◆ TASK STATEMENT
Select from the data all lines with the word "standalone".

◆ RECORD EXCERPTS
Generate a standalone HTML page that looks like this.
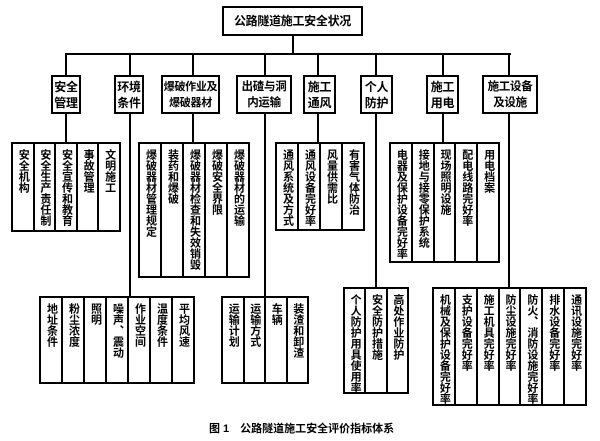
<!DOCTYPE html>
<html><head><meta charset="utf-8"><style>
body{margin:0;background:#fff;width:600px;height:441px;position:relative;overflow:hidden;font-family:"Liberation Sans","Noto Sans CJK SC",sans-serif;font-weight:bold;color:#000}
.h{position:absolute;background:#000;height:2px}
.v{position:absolute;background:#000;width:2px}
.l2{position:absolute;border:2px solid #000;box-sizing:border-box;display:flex;align-items:center;justify-content:center;text-align:center;font-size:12px;line-height:16px;background:#fff;white-space:nowrap;letter-spacing:-0.3px}
.g{position:absolute;border:2px solid #000;box-sizing:border-box;display:flex;background:#fff}
.g div{flex:1;border-left:2px solid #000;display:flex;justify-content:center;align-items:flex-start;padding-top:5px;overflow:hidden}
.g div:first-child{border-left:none}
.g div span{writing-mode:vertical-rl;white-space:nowrap;font-size:11px;line-height:13px;letter-spacing:0}
</style></head><body>
<div class="l2" style="left:222px;top:6px;width:141px;height:30px;font-size:12px">公路隧道施工安全状况</div>
<div class="v" style="left:292px;top:35px;height:20px"></div>
<div class="h" style="left:65px;top:53px;width:446px"></div>
<div class="v" style="left:65px;top:53px;height:90px"></div>
<div class="v" style="left:129px;top:53px;height:244px"></div>
<div class="v" style="left:192px;top:53px;height:90px"></div>
<div class="v" style="left:264px;top:53px;height:244px"></div>
<div class="v" style="left:317px;top:53px;height:90px"></div>
<div class="v" style="left:375px;top:53px;height:235px"></div>
<div class="v" style="left:442px;top:53px;height:90px"></div>
<div class="v" style="left:508px;top:53px;height:235px"></div>

<div class="l2" style="left:51px;top:75px;width:30px;height:39px">安全<br>管理</div>
<div class="l2" style="left:114px;top:75px;width:30px;height:39px">环境<br>条件</div>
<div class="l2" style="left:161px;top:75px;width:59px;height:39px;font-size:11px">爆破作业及<br>爆破器材</div>
<div class="l2" style="left:236px;top:75px;width:56px;height:39px;font-size:11.5px">出碴与洞<br>内运输</div>
<div class="l2" style="left:303px;top:75px;width:33px;height:39px">施工<br>通风</div>
<div class="l2" style="left:360px;top:75px;width:33px;height:39px">个人<br>防护</div>
<div class="l2" style="left:426px;top:75px;width:33px;height:39px">施工<br>用电</div>
<div class="l2" style="left:482px;top:75px;width:56px;height:39px;font-size:11.5px">施工设备<br>及设施</div>

<div class="g" style="left:11px;top:142px;width:110px;height:90px"><div><span>安全机构</span></div><div><span>安全生产责任制</span></div><div><span>安全宣传和教育</span></div><div><span>事故管理</span></div><div><span>文明施工</span></div></div>
<div class="g" style="left:138px;top:142px;width:112px;height:136px"><div><span>爆破器材管理规定</span></div><div><span>装药和爆破</span></div><div><span>爆破器材检查和失效销毁</span></div><div><span>爆破安全界限</span></div><div><span>爆破器材的运输</span></div></div>
<div class="g" style="left:275px;top:142px;width:90px;height:89px"><div><span>通风系统及方式</span></div><div><span>通风设备完好率</span></div><div><span>风量供需比</span></div><div><span>有害气体防治</span></div></div>
<div class="g" style="left:389px;top:142px;width:111px;height:121px"><div><span>电器及保护设备完好率</span></div><div><span>接地与接零保护系统</span></div><div><span>现场照明设施</span></div><div><span>配电线路完好率</span></div><div><span>用电档案</span></div></div>

<div class="g" style="left:39px;top:296px;width:156px;height:88px"><div><span>地址条件</span></div><div><span>粉尘浓度</span></div><div><span>照明</span></div><div><span>噪声、震动</span></div><div><span>作业空间</span></div><div><span>温度条件</span></div><div><span>平均风速</span></div></div>
<div class="g" style="left:221px;top:296px;width:88px;height:88px"><div><span>运输计划</span></div><div><span>运输方式</span></div><div><span>车辆</span></div><div><span>装渣和卸渣</span></div></div>
<div class="g" style="left:343px;top:287px;width:66px;height:107px"><div><span>个人防护用具使用率</span></div><div><span>安全防护措施</span></div><div><span>高处作业防护</span></div></div>
<div class="g" style="left:432px;top:287px;width:155px;height:119px"><div><span>机械及保护设备完好率</span></div><div><span>支护设备完好率</span></div><div><span>施工机具完好率</span></div><div><span>防尘设施完好率</span></div><div><span>防火、消防设施完好率</span></div><div><span>排水设备完好率</span></div><div><span>通讯设施完好率</span></div></div>

<div style="position:absolute;left:209px;top:420px;font-size:11px;white-space:nowrap">图 1　公路隧道施工安全评价指标体系</div>
</body></html>
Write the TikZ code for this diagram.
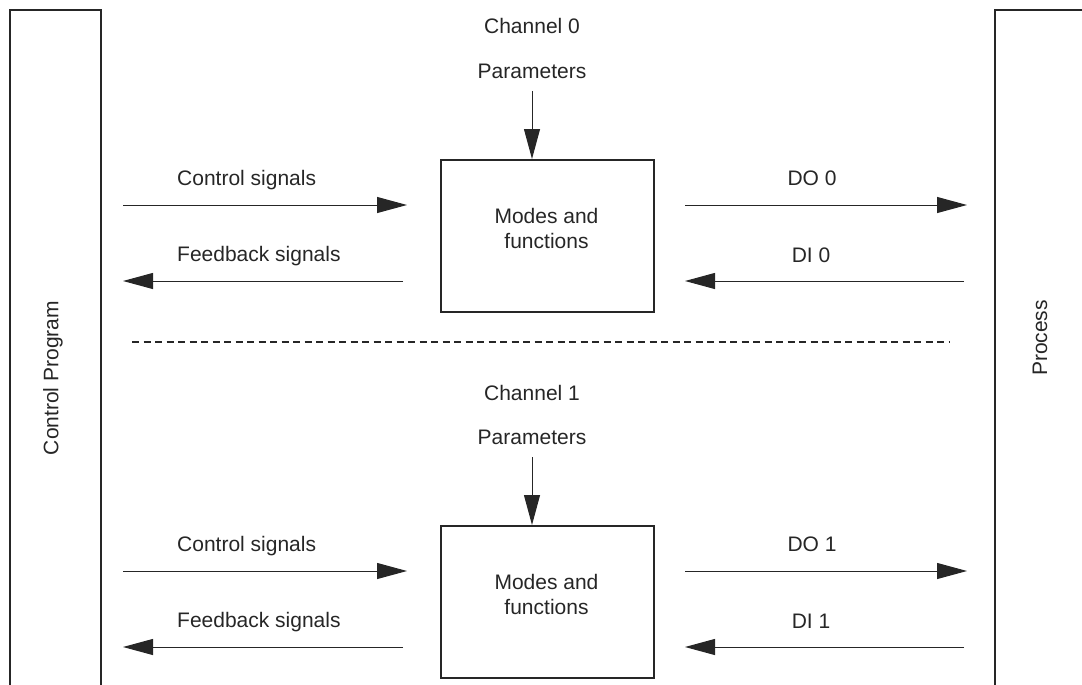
\documentclass[tikz,border=0pt]{standalone}
\usepackage{fontspec}
\setmainfont{Liberation Sans}
\usetikzlibrary{arrows.meta}
\begin{document}
\begin{tikzpicture}[x=1pt,y=-1pt,
  every node/.style={font=\fontsize{21}{25}\selectfont, inner sep=0pt, text=black!85},
  sig/.style={line width=1pt, draw=black!85, -{Triangle[length=30pt,width=16pt]}},
  frame/.style={line width=2pt, draw=black!85},
  fbox/.style={draw=black!85, line width=2pt, minimum width=213pt, minimum height=152pt, anchor=north west},
  lbl/.style={anchor=base},
  lblw/.style={anchor=base west},
  sep/.style={line width=2.5pt, draw=black!85, dash pattern=on 7pt off 4.5pt}]
\useasboundingbox (0,0) rectangle (1082,685);
% side frames
\coordinate (cpb1) at (10,690);
\coordinate (cpt1) at (10,10);
\coordinate (cpt2) at (101,10);
\coordinate (cpb2) at (101,690);
\draw[frame] (cpb1) -- (cpt1) -- (cpt2) -- (cpb2);
\coordinate (prb1) at (995,690);
\coordinate (prt1) at (995,10);
\coordinate (prt2) at (1090,10);
\draw[frame] (prb1) -- (prt1) -- (prt2);
\node[rotate=90] (cp) at (53,378) {Control Program};
\node[rotate=90] (proc) at (1040,338) {Process};

% ---------- Channel 0 ----------
\node[lbl] (ch0) at (532,34) {Channel 0};
\node[lbl] (par0) at (532,78) {Parameters};
\node[fbox] (box0) at (440,159) {};
\node[align=center] (mf0) at (546.5,228.5) {Modes and\\functions};
\coordinate (p0) at (532,91);
\draw[sig] (p0) -- (p0 |- box0.north);

\node[lblw] (csl0) at (177,185) {Control signals};
\coordinate (cs0a) at (123,205);
\coordinate (cs0b) at (407,205);
\draw[sig] (cs0a) -- (cs0b);

\node[lblw] (fbl0) at (177,261) {Feedback signals};
\coordinate (fb0a) at (403,281);
\coordinate (fb0b) at (123,281);
\draw[sig] (fb0a) -- (fb0b);

\node[lbl] (do0) at (812,185) {DO 0};
\coordinate (do0a) at (685,205);
\coordinate (do0b) at (967,205);
\draw[sig] (do0a) -- (do0b);

\node[lbl] (di0) at (811,262) {DI 0};
\coordinate (di0a) at (964,281);
\coordinate (di0b) at (685,281);
\draw[sig] (di0a) -- (di0b);

% separator
\coordinate (sepl) at (132,342);
\coordinate (sepr) at (950,342);
\draw[sep] (sepl) -- (sepr);

% ---------- Channel 1 ----------
\node[lbl] (ch1) at (532,400) {Channel 1};
\node[lbl] (par1) at (532,444) {Parameters};
\node[fbox] (box1) at (440,525) {};
\node[align=center] (mf1) at (546.5,594.5) {Modes and\\functions};
\coordinate (p1) at (532,457);
\draw[sig] (p1) -- (p1 |- box1.north);

\node[lblw] (csl1) at (177,551) {Control signals};
\coordinate (cs1a) at (123,571);
\coordinate (cs1b) at (407,571);
\draw[sig] (cs1a) -- (cs1b);

\node[lblw] (fbl1) at (177,627) {Feedback signals};
\coordinate (fb1a) at (403,647);
\coordinate (fb1b) at (123,647);
\draw[sig] (fb1a) -- (fb1b);

\node[lbl] (do1) at (812,551) {DO 1};
\coordinate (do1a) at (685,571);
\coordinate (do1b) at (967,571);
\draw[sig] (do1a) -- (do1b);

\node[lbl] (di1) at (811,628) {DI 1};
\coordinate (di1a) at (964,647);
\coordinate (di1b) at (685,647);
\draw[sig] (di1a) -- (di1b);
\end{tikzpicture}
\end{document}
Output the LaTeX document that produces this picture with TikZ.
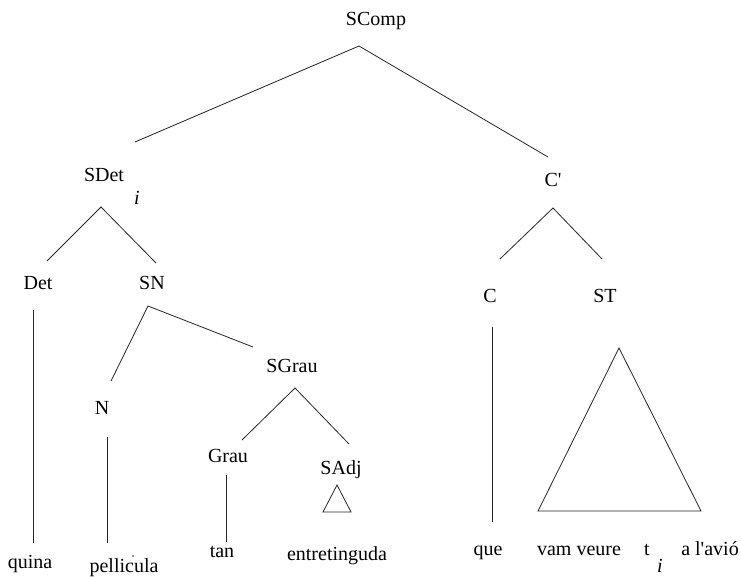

◆ THE COMPLETED TASK
Generate a standalone HTML page that looks like this.
\documentclass[tikz,border=0pt]{standalone}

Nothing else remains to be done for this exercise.